Así que Castronuevo se queda en su esencia más pura; es decir, solitario, algo más envejecido y quizá un poco más triste porque los vecinos se habían acostumbrado al bullicio de los veraneantes que lo invadieron todo contagiándoles alegría, ganas de murmurar y favoreciendo temas de conversación en un pueblo que ya no tiene de qué hablar porque las cosas ya se saben de memoria, o acaso porque no hay ganas de decir lo mismo a la misma gente de siempre; por eso no resulta infrecuente que se junten varios viejos en un banco y pasen horas sin decir nada, pensando en sus cosas y mirando con ávida curiosidad un coche que transita o alguien que cruza la calle y los escrutan indagando cada uno de ellos los motivos por los que camina por allí, donde irá o de donde vendrá, elevando lo cotidiano a la categoría de extraordinario.

La gente de mi pueblo (como la de muchos otros pueblos) es así: sencilla, austera, parca y nada amiga de frivolidades. Sin embargo también es crítica, mordaz, irónica y hasta cruel con sus semejantes. Si hay una disputa verbal con otro paisano, sea por unas tierras o cualquier otra cosa, una vez se ha disuelto la conversación o superado el malentendido, queda el resquemor de lo que ha dicho el otro y perdura para siempre una animadversión que va creciendo sin saber por qué y se enraíza en lo más profundo. Esa discordia permanente, ese resentimiento sin solución me produce una desazón que empaña la benevolencia de mis pensamientos con respecto a mi pueblo; sin embargo no debo obviarlo por indeseado, sino que hay que reconocerlo porque forma parte de la realidad.

En otoño cambia el campo y los olores. El verde que teñía el suelo ha dado paso a tierras aradas que se muestran desnudas esperando que el germen depositado en sus entrañas vaya formando las matas que darán lugar al ansiado cereal. Llega el frío, ese airón que parece que va a arrancar las casas desde sus cimientos, el silbido permanente del viento anunciando un invierno que se abre paso a fuerza de arremeter contra gentes y enseres.

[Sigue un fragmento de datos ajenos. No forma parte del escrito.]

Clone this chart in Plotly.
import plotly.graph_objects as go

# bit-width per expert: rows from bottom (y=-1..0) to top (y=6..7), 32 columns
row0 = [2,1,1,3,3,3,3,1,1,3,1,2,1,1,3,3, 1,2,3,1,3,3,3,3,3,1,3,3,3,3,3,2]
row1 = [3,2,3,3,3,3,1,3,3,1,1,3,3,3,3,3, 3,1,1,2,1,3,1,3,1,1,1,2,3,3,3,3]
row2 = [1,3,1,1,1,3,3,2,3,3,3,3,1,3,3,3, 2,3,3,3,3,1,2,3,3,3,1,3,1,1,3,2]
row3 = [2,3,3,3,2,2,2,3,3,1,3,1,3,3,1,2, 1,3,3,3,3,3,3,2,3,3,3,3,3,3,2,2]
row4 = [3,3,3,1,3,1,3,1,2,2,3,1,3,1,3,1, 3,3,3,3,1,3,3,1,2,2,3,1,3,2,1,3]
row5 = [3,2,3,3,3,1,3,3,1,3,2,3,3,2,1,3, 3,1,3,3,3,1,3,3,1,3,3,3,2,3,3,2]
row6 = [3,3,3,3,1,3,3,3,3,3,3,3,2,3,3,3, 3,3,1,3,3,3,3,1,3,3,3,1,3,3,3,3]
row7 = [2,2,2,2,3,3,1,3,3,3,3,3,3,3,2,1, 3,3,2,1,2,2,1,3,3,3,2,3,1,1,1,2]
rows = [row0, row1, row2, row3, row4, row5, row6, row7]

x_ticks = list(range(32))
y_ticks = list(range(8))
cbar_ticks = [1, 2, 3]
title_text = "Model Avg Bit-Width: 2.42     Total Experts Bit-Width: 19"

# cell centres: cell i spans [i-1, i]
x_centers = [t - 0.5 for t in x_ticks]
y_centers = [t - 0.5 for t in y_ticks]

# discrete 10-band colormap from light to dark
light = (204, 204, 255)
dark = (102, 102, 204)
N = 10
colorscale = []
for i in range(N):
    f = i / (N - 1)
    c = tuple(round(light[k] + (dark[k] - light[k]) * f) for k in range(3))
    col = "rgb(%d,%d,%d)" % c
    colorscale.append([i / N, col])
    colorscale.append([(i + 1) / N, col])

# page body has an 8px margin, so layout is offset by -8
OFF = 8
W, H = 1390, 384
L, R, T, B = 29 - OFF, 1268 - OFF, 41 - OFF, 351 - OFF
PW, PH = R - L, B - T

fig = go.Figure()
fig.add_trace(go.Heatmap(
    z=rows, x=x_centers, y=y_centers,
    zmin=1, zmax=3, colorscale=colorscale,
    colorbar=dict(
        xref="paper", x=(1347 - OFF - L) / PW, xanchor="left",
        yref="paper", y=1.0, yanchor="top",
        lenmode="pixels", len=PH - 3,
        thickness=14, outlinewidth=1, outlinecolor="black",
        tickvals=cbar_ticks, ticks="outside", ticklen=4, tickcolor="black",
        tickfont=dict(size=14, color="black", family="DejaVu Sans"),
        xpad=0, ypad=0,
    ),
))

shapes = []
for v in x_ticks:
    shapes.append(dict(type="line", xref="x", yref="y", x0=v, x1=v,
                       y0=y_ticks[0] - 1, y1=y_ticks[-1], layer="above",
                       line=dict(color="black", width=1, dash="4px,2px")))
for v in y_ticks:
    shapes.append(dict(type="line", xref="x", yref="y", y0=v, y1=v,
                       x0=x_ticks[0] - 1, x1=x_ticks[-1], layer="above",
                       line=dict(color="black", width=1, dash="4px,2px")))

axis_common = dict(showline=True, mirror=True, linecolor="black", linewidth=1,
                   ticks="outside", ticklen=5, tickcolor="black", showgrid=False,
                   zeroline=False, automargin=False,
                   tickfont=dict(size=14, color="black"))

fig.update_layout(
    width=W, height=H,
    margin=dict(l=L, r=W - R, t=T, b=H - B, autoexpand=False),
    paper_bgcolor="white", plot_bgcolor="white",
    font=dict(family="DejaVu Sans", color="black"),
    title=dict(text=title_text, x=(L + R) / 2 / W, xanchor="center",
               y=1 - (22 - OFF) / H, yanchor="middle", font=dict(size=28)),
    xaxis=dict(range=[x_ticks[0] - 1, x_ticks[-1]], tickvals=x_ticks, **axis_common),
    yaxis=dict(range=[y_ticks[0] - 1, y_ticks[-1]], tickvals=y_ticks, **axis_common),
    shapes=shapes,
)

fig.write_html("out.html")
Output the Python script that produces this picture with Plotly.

La villa se ha cubierto de cardos que crecieron asilvestrados campando a sus anchas por un terreno libre. Los niños ya han retornado a la escuela, los agricultores vuelven al oficio y el pueblo se prepara acumulando leña para el invierno, quitando las lonas que cubren las puertas de entrada de las casas, tapando con plástico los geranios para protegerlos de las inclemencias del tiempo y entrando en casa para hibernar hasta la próxima primavera.

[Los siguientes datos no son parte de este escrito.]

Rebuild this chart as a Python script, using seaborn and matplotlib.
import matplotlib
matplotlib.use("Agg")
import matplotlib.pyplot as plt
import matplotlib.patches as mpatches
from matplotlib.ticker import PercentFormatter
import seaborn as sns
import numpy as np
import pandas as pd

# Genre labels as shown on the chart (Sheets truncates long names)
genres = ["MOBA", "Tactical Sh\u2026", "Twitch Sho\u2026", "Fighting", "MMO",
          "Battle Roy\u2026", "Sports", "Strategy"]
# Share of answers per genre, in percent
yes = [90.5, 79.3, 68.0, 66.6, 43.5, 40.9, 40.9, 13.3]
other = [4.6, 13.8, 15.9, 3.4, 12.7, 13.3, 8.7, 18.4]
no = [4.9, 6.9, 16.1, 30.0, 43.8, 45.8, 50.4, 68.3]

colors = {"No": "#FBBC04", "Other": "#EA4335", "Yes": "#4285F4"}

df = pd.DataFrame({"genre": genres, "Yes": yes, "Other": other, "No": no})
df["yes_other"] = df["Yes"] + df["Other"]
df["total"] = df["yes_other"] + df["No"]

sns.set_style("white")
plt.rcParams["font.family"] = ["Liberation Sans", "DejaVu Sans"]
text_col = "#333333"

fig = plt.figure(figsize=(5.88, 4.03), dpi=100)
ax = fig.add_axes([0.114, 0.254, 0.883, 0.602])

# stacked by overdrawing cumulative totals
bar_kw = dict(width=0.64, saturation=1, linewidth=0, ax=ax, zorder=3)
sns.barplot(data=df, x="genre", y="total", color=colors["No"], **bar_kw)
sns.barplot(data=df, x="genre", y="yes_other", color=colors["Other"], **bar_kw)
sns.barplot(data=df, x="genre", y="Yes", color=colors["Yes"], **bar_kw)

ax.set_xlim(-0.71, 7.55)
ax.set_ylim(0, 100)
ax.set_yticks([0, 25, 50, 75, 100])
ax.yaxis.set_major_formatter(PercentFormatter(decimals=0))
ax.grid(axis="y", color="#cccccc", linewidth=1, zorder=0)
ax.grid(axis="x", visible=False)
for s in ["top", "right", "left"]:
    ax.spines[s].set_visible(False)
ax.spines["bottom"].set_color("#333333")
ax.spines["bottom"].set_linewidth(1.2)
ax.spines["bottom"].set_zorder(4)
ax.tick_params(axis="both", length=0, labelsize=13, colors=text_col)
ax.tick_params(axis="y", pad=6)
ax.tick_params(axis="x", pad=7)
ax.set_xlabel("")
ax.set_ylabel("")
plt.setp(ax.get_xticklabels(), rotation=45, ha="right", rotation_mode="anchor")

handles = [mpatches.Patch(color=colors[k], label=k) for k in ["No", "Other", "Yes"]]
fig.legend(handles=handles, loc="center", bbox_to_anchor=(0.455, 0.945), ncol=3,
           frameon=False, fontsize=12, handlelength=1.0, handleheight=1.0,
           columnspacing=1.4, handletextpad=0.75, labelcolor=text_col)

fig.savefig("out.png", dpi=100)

Se sale de casa lo justo y bien pertrechados. Hay que sacar las pellizas, las mantas, el brasero, encender las calefacciones de las casas más nuevas, guardar la ropa de temporada y sacar de los baúles la pana y las franelas. En poco tiempo llegarán los fríos y la crudeza del invierno se presentará en todo su esplendor. Llegarán las heladas, los sabañones en las manos, las cabritillas en las piernas de las mujeres al amor del brasero, el moquillo permanente, los nuevos olores a guisos contundentes, a leña que arde en el hogar, a pucheros humeantes…

Castilla en su crudeza forja a su gente a golpe de inclemencia. Los hombres se embozan y apenas se distinguen embutidos en sus pellizas o capas. A lo lejos suele verse a algún pastor que, guarecido junto a un árbol o agazapado en una improvisada caseta, vigila sus ovejas y desafía al invierno como puede, pasando las penurias propias de un trabajo muy alejado de la comodidad. Cuando recoge el ganado, ya sea en el redil o en casa, la faena continua, hay que darles de comer, ordeñar el rebaño y después, darse un baño caliente para quitar ese olor a oveja que aparta a las muchachas de los pastores, mientras ellos se sienten menospreciados porque no pueden evitarlo.

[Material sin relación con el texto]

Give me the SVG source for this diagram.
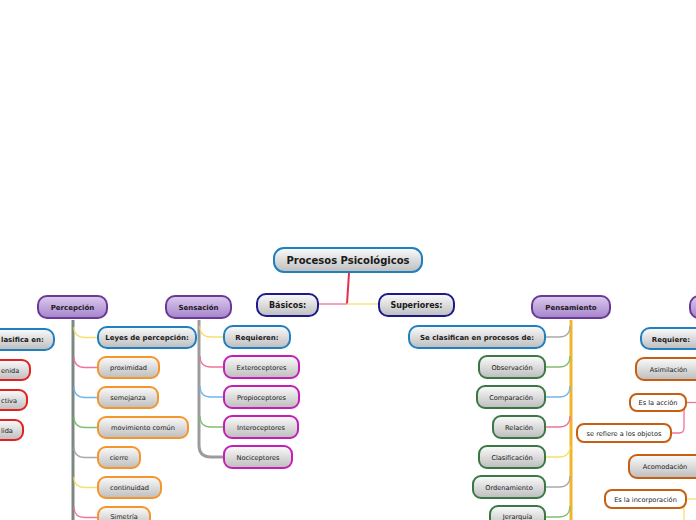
<svg xmlns="http://www.w3.org/2000/svg" width="696" height="520" viewBox="0 0 696 520">
<defs>
<linearGradient id="gg" x1="0" y1="0" x2="0" y2="1"><stop offset="0" stop-color="#fbfbfb"/><stop offset="1" stop-color="#bdbdbd"/></linearGradient>
<linearGradient id="gp" x1="0" y1="0" x2="0" y2="1"><stop offset="0" stop-color="#dccbee"/><stop offset="1" stop-color="#a583cc"/></linearGradient>
<style>
text{font-family:"DejaVu Sans",Verdana,sans-serif;fill:#1a1a1a;text-anchor:middle}
.b{font-weight:bold;font-size:7px}
.b8{font-weight:bold;font-size:8px}
.l{font-size:6.6px}
.r{font-weight:bold;font-size:10px}
rect{stroke-width:2}
.gr{fill:url(#gg)}
.pu{fill:url(#gp);stroke:#6b3a96}
.bl{stroke:#1f7fbf}
.nv{stroke:#1c1a8c}
.or{stroke:#f5962c}
.mg{stroke:#c51eb7}
.gn{stroke:#3b7745}
.rd{stroke:#e3211f}
.br{stroke:#c65f12}
.wh{fill:#fff}
.c{fill:none;stroke-width:1.3}
.y{stroke:#f6df6e}.p{stroke:#f0739c}.u{stroke:#6fb8ec}.g{stroke:#7cc06e}.a{stroke:#a9a9a9}
</style>
</defs>
<g id="connectors">
<path d="M349,273 L347,304" fill="none" stroke="#e2304c" stroke-width="2"/>
<path d="M347,304 L318,304" class="c p"/>
<path d="M347,304 L379,304" class="c y"/>
<path d="M73,320 L73,520" fill="none" stroke="#7c8983" stroke-width="3"/>
<path d="M74,327 Q74,337.5 85,337.5 L98,337.5" class="c y"/>
<path d="M74,357 Q74,367.5 85,367.5 L98,367.5" class="c p"/>
<path d="M74,387 Q74,397.5 85,397.5 L98,397.5" class="c u"/>
<path d="M74,417 Q74,427.5 85,427.5 L98,427.5" class="c g"/>
<path d="M74,447 Q74,457.5 85,457.5 L98,457.5" class="c a"/>
<path d="M74,477 Q74,487.5 85,487.5 L98,487.5" class="c y"/>
<path d="M74,507 Q74,517.5 85,517.5 L98,517.5" class="c p"/>
<path d="M199,320 L199,445 Q199,457 211,457 L224,457" fill="none" stroke="#9c9c9c" stroke-width="3"/>
<path d="M200,326 Q200,337 211,337 L224,337" class="c y"/>
<path d="M200,356 Q200,367 211,367 L224,367" class="c p"/>
<path d="M200,386 Q200,397 211,397 L224,397" class="c u"/>
<path d="M200,416 Q200,427 211,427 L224,427" class="c g"/>
<path d="M571,320 L571,520" fill="none" stroke="#f1b42c" stroke-width="3"/>
<path d="M545,337 L559,337 Q570,337 570,326" class="c a"/>
<path d="M545,367 L559,367 Q570,367 570,356" class="c g"/>
<path d="M545,397 L559,397 Q570,397 570,386" class="c u"/>
<path d="M545,427 L559,427 Q570,427 570,416" class="c p"/>
<path d="M545,457 L559,457 Q570,457 570,446" class="c y"/>
<path d="M545,487 L559,487 Q570,487 570,476" class="c a"/>
<path d="M545,517 L559,517 Q570,517 570,506" class="c g"/>
<path d="M686,402.5 L696,402.5" class="c p"/>
<path d="M671,433 L679,433 Q684,433 684,428 L684,402.5" class="c p"/>
<path d="M686,499 L696,499" class="c y"/>
<path d="M684,499 L684,520" class="c y"/>
</g>
<g id="n-root"><rect x="274" y="248" width="148" height="24" rx="10" class="gr bl"/><text x="348" y="263.5" class="r">Procesos Psicológicos</text></g>
<g id="n-basicos"><rect x="257" y="294" width="61" height="22" rx="9" class="gr nv"/><text x="287.5" y="307.8" class="b8">Básicos:</text></g>
<g id="n-superiores"><rect x="379" y="294" width="75" height="22" rx="9" class="gr nv"/><text x="416.5" y="307.8" class="b8">Superiores:</text></g>
<g id="n-percepcion"><rect x="38" y="296" width="69" height="22" rx="9" class="pu"/><text x="72.5" y="309.5" class="b">Percepción</text></g>
<g id="n-sensacion"><rect x="166" y="296" width="65" height="22" rx="9" class="pu"/><text x="198.5" y="309.5" class="b">Sensación</text></g>
<g id="n-pensamiento"><rect x="532" y="296" width="78" height="22" rx="9" class="pu"/><text x="571" y="309.5" class="b">Pensamiento</text></g>
<g id="n-purple-right"><rect x="690" y="296" width="60" height="22" rx="9" class="pu"/></g>
<g id="n-clasifica"><rect x="-60" y="329" width="114" height="21" rx="9" class="gr bl"/><text x="1" y="342" class="b" style="text-anchor:start">lasifica en:</text></g>
<g id="n-enida"><rect x="-40" y="360" width="70" height="20" rx="8" class="gr rd"/><text x="1" y="372.5" class="l" style="text-anchor:start">enida</text></g>
<g id="n-ctiva"><rect x="-40" y="390" width="67" height="20" rx="8" class="gr rd"/><text x="1" y="402.5" class="l" style="text-anchor:start">ctiva</text></g>
<g id="n-lida"><rect x="-40" y="420" width="63" height="20" rx="8" class="gr rd"/><text x="1" y="432.5" class="l" style="text-anchor:start">lida</text></g>
<g id="n-leyes"><rect x="98" y="327" width="98" height="21" rx="9" class="gr bl"/><text x="147" y="340" class="b">Leyes de percepción:</text></g>
<g id="n-proximidad"><rect x="98" y="357" width="61" height="21" rx="8" class="gr or"/><text x="128.5" y="370" class="l">proximidad</text></g>
<g id="n-semejanza"><rect x="98" y="387" width="60" height="21" rx="8" class="gr or"/><text x="128" y="400" class="l">semejanza</text></g>
<g id="n-movimiento"><rect x="98" y="417" width="90" height="21" rx="8" class="gr or"/><text x="143" y="430" class="l">movimiento común</text></g>
<g id="n-cierre"><rect x="98" y="447" width="42" height="21" rx="8" class="gr or"/><text x="119" y="460" class="l">cierre</text></g>
<g id="n-continuidad"><rect x="98" y="477" width="63" height="21" rx="8" class="gr or"/><text x="129.5" y="490" class="l">continuidad</text></g>
<g id="n-simetria"><rect x="98" y="507" width="52" height="21" rx="8" class="gr or"/><text x="124" y="519" class="l">Simetría</text></g>
<g id="n-requieren"><rect x="224" y="326" width="66" height="22" rx="9" class="gr bl"/><text x="257" y="339.5" class="b">Requieren:</text></g>
<g id="n-extero"><rect x="224" y="356" width="75" height="22" rx="8" class="gr mg"/><text x="261.5" y="369.5" class="l">Exteroceptores</text></g>
<g id="n-propio"><rect x="224" y="386" width="75" height="22" rx="8" class="gr mg"/><text x="261.5" y="399.5" class="l">Propioceptores</text></g>
<g id="n-intero"><rect x="224" y="416" width="74" height="22" rx="8" class="gr mg"/><text x="261" y="429.5" class="l">Interoceptores</text></g>
<g id="n-noci"><rect x="224" y="446" width="68" height="22" rx="8" class="gr mg"/><text x="258" y="459.5" class="l">Nociceptores</text></g>
<g id="n-seclasifican"><rect x="409" y="326" width="136" height="22" rx="9" class="gr bl"/><text x="477" y="339.5" class="b">Se clasifican en procesos de:</text></g>
<g id="n-observacion"><rect x="479" y="356" width="66" height="22" rx="8" class="gr gn"/><text x="512" y="369.5" class="l">Observación</text></g>
<g id="n-comparacion"><rect x="477" y="386" width="68" height="22" rx="8" class="gr gn"/><text x="511" y="399.5" class="l">Comparación</text></g>
<g id="n-relacion"><rect x="493" y="416" width="52" height="22" rx="8" class="gr gn"/><text x="519" y="429.5" class="l">Relación</text></g>
<g id="n-clasificacion"><rect x="479" y="446" width="66" height="22" rx="8" class="gr gn"/><text x="512" y="459.5" class="l">Clasificación</text></g>
<g id="n-ordenamiento"><rect x="473" y="476" width="72" height="22" rx="8" class="gr gn"/><text x="509" y="489.5" class="l">Ordenamiento</text></g>
<g id="n-jerarquia"><rect x="490" y="506" width="55" height="22" rx="8" class="gr gn"/><text x="517.5" y="519" class="l">Jerarquía</text></g>
<g id="n-requiere"><rect x="641" y="328" width="70" height="21" rx="9" class="gr bl"/><text x="671" y="341.5" class="b">Requiere:</text></g>
<g id="n-asimilacion"><rect x="636" y="358" width="74" height="22" rx="8" class="gr br"/><text x="668.5" y="371.5" class="l">Asimilación</text></g>
<g id="n-accion"><rect x="630" y="394" width="56" height="17" rx="7" class="wh br"/><text x="658" y="405" class="l">Es la acción</text></g>
<g id="n-objetos"><rect x="577" y="424" width="94" height="18" rx="7" class="wh br"/><text x="624" y="435.5" class="l">se refiere a los objetos</text></g>
<g id="n-acomodacion"><rect x="629" y="455" width="80" height="23" rx="8" class="gr br"/><text x="665" y="469" class="l">Acomodación</text></g>
<g id="n-incorporacion"><rect x="605" y="490" width="81" height="18" rx="7" class="wh br"/><text x="645.5" y="501.5" class="l">Es la incorporación</text></g>
</svg>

Esa es mi tierra, el lugar donde nací, el que cobijó mi infancia, rescató mi juventud y sirve de apoyo en mi madurez. Lo siento en cada estación, en cada hombre que camina junto a mí en la ciudad y que veo tan diferente a mis paisanos, o en cada mujer resuelta, caminando erguida. Van por la calle como si fueran los dueños del mundo, indiferentes, sin prejuicios, ríen o lloran según se tercien las circunstancias, sin miedo al qué dirán, en medio de una sociedad que les ha enseñado a vivir sin convivir, a pisar fuerte, a no carecer de nada, a gastar a manos llenas y a coexistir sin complejos.
Sin embargo la gente de mi pueblo es diferente; siguen atormentados por sus prejuicios, pero son francos, directos, acaso sin sutileza y a veces incluso un poco crueles. Sus manos toscas, anchas, con dedos gruesos, y palmas encallecidas y con durezas, reflejan la aspereza de su oficio al aire libre, pero cuando la estrechan es un apretón sincero, no de compromiso, de esos que se dan porque sí, y lo escatiman porque valoran el significado de estrechar la mano cuando este simple gesto antaño era suficiente para cerrar un trato y tenía más valor que cualquier papel.

Cuando miro por la ventana desde este lugar tan diferente, instalada en una comodidad y una forma de vida tan distinta, y pienso en mi viejo pueblo que se prepara para otro invierno, no puedo evitar un sentimiento de culpa mezclado con la añoranza y la certeza de que, un año más, lo viviré en la ausencia.